To reach customers, Amazon Leo uses three categories of user terminals: the compact Leo Nano offering speeds around 100 Mbps; the mid-range Leo Pro supporting roughly 400 Mbps; and the enterprise-grade Leo Ultra, capable of up to 1 Gbps. Amazon plans limited service availability for select enterprise users by late 2025, expanding in 2026 as more satellites reach orbit. The spacecraft are designed with debris-mitigation and astronomical-impact-reduction measures, including controlled deorbiting procedures and brightness-management practices.

Courtesy of Amazon.

The Atlas V is the workhorse of United Launch Alliance's rocket fleet, combining Russian and American technology. It utilizes the Russian RD-180 engine on its first stage and is known for its versatility, offering 20 possible configurations—though only 10 have flown. Developed in the mid-to-late 1990s, the Atlas V is the fifth and final iteration of the veteran Atlas rocket family, which began its service in 1957. Lockheed Martin designed and built the Atlas V as part of the U.S. government's 1994 Evolved Expendable Launch Vehicle (EELV) program, aimed at supporting national security missions. The merger of Lockheed Martin's Atlas V and Boeing's Delta IV in 2006 created United Launch Alliance (ULA), which dominated the U.S. government launch market for over a decade.

Specs

Height: Up to 58.3 m (191 ft)

Diameter: 3.81 m (12.5 ft)

Mass: 590,000 kg (1,300,000 lb)

Stages: 2

The Atlas V's price has fluctuated significantly over the years. For example, a basic Atlas V 401 (featuring no boosters and a single-engine Centaur second stage) cost anywhere from the high-$90 million range to $163 million in the 2000s and early 2010s. However, with the rise of SpaceX as a competitor in the 2010s, significant price reductions followed. Although it is not the cheapest rocket on the market, the Atlas V has maintained an unmatched success rate, achieving a 100% mission success record. It is being phased out in favor of the Vulcan rocket, with full replacement expected by the late 2020s.

The Atlas V 551 variant features a five-meter payload fairing (5), five side-mounted solid rocket boosters (5), and a single-engine Centaur upper stage (1).

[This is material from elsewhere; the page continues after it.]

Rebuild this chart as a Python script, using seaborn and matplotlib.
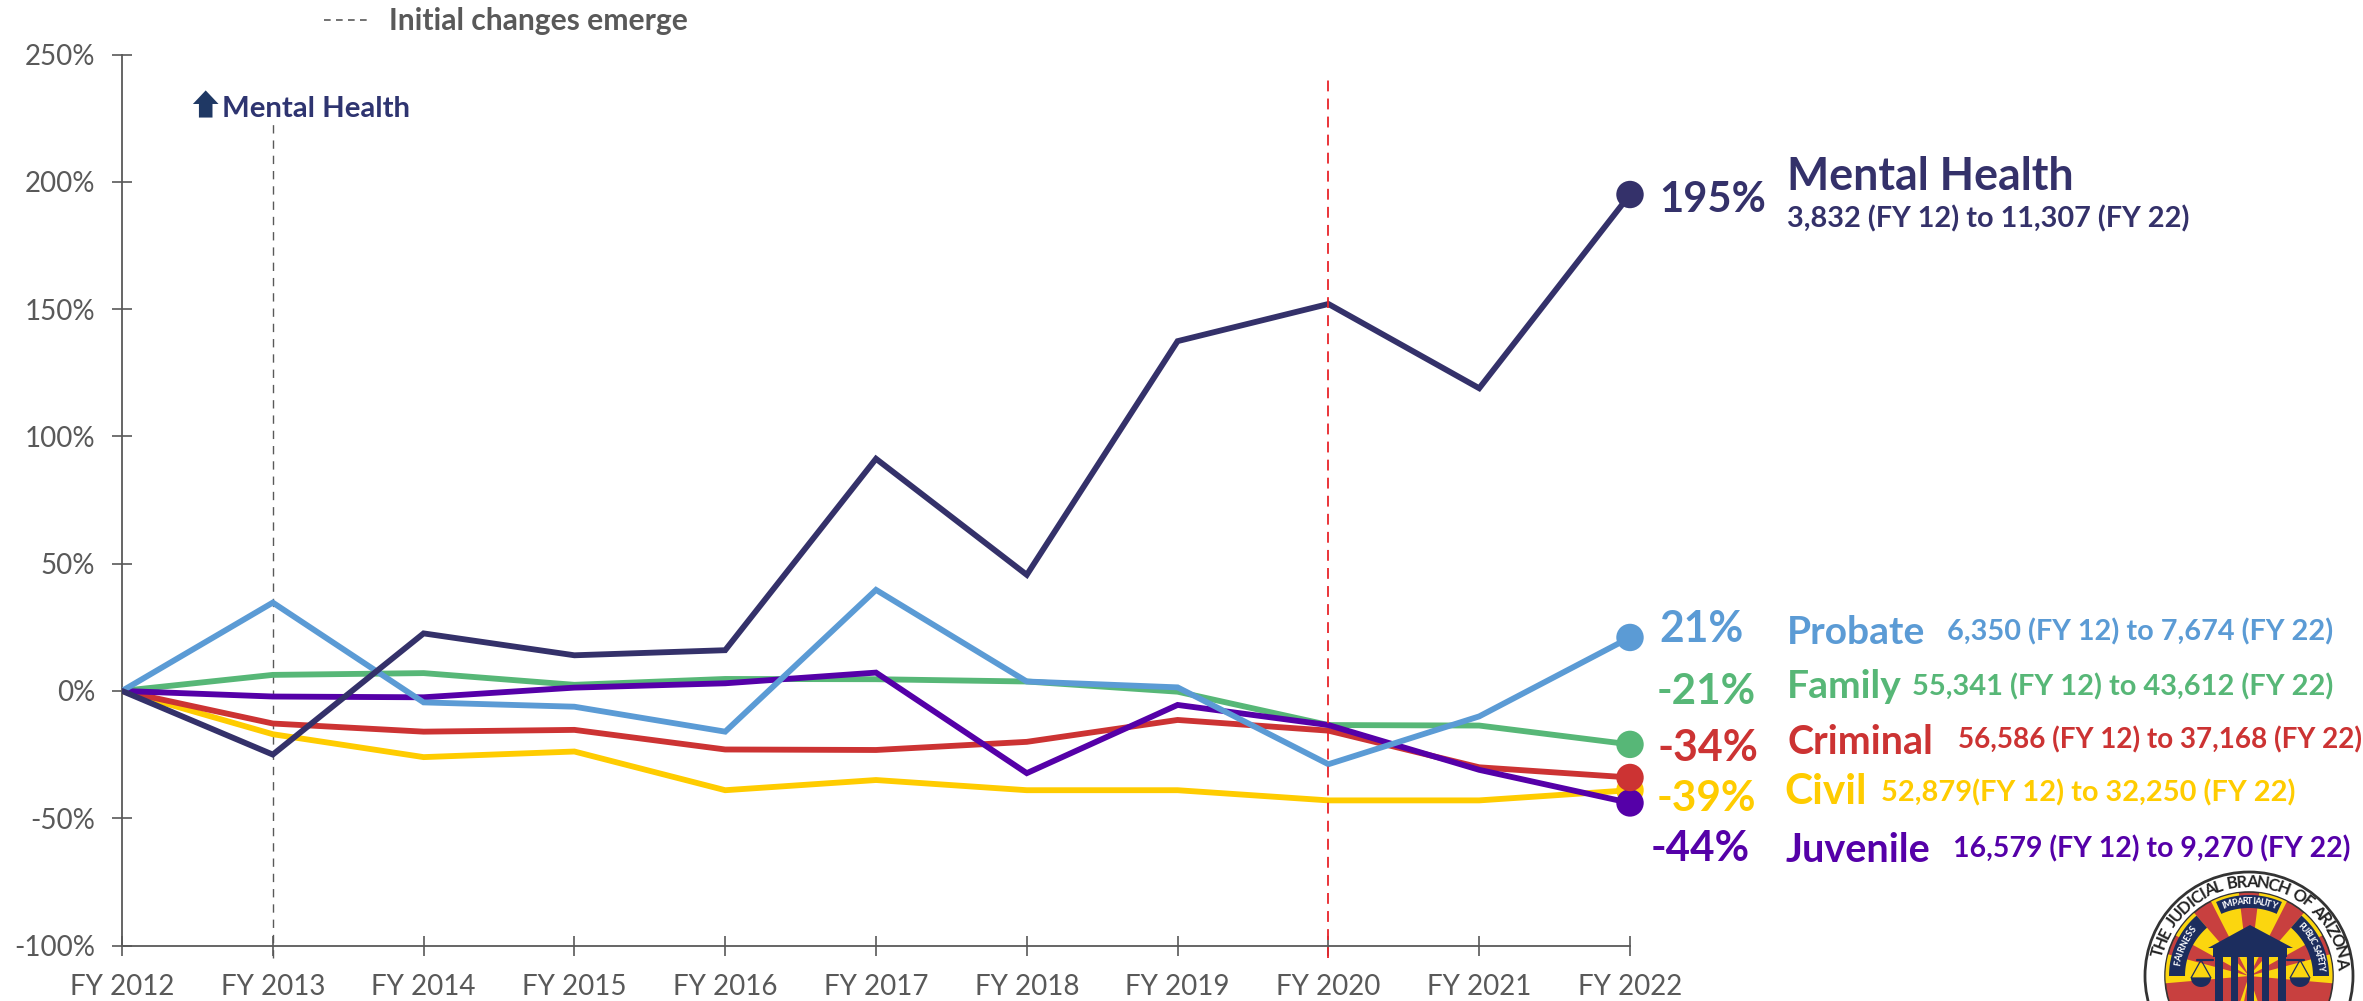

One of its most notable missions occurred in January 2006, when it launched the New Horizons probe on its journey to Pluto and the Kuiper Belt.

Photo courtesy of ULA.

Space Launch Complex 41 (SLC-41) is a significant launch site located at Cape Canaveral Space Force Station (CCSFS) in Florida. Originally built in the 1960s, SLC-41 was designed to support the Titan III and Titan IV rocket programs. Throughout its history, the pad has been used for various missions, including the deployment of military and reconnaissance satellites. A notable launch from SLC-41 was the Cassini spacecraft mission, which began its journey to Saturn in 1997.

In the early 2000s, SLC-41 was repurposed to support the Atlas V rocket, operated by United Launch Alliance (ULA). This transition involved extensive upgrades to the pad’s infrastructure and the installation of new ground support equipment to accommodate the Atlas V. These modifications ensured that SLC-41 could meet the requirements of modern space missions.

Under ULA’s management, SLC-41 has hosted a range of important launches, including the Mars Science Laboratory mission, which successfully landed the Curiosity rover on Mars in August 2012, and the launch of GPS III satellites, enhancing global positioning capabilities. The pad has also supported Boeing's CST-100 Starliner capsule, which is part of NASA’s Commercial Crew Program. The Starliner capsule, designed to transport astronauts to and from the International Space Station, has been launched from SLC-41 to support crewed missions.

Looking to the future, SLC-41 is set to support ULA’s Vulcan Centaur rocket. The Vulcan Centaur is intended to replace the Atlas V and Delta IV rockets, marking a new era in ULA’s launch capabilities with enhanced performance and cost-efficiency. The pad’s infrastructure will be further updated to accommodate this next-generation rocket.